Столкновение с «борьбой за существование» приводит его в ту единственную сферу, куда она уже не достигает, в сумасшедший дом — монастырь современности.
Я спрашиваю себя, есть ли среди тех, кто выстраивает свое уютное, безмятежное, устойчивое, прямое как стрела академическое бытие на судьбе в нищете и отчаянии жившего поэта, — есть ли среди них хотя бы один, которому совестно?
Он не говорит ничего. Да, но как он это разъясняет!
Он желает стать лучше и упражняется ежедневно до завтрака.
Я есть. Нет меня. Новая считалка человечества.
Словообильные стареют первыми. Вначале увядают прилагательные, затем глаголы.
Поэт вправе оберегать свою несправедливость. Если он будет все время ревизовать все, что будило в нем противодействие, и корректировать свои антипатии, от него ничего не останется.
Его «мораль» в том, чего он не приемлет. Однако вдохновляться ему дозволено всем до тех пор, пока исправно действует его «мораль».

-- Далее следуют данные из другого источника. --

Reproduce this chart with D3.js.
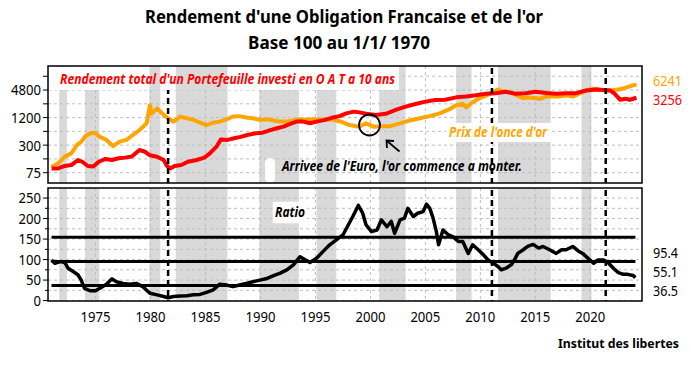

Что в Гёте нередко наводит скуку, так это его всегдашняя завершенность. Все более и более недоверчив он с годами к порывистой односторонности. Но он, разумеется, столь огромен, что нуждается в равновесии совсем иного рода, чем другие люди. Он не расхаживает на ходулях, а как чудовищный вселенский шар духа покоится, всегда завершен и округл, опираясь на себя самого, и, чтобы понять его, нужно обращаться вокруг него подобно крошечной Луне — роль несколько унизительная, однако единственно уместная, когда имеешь дело с ним.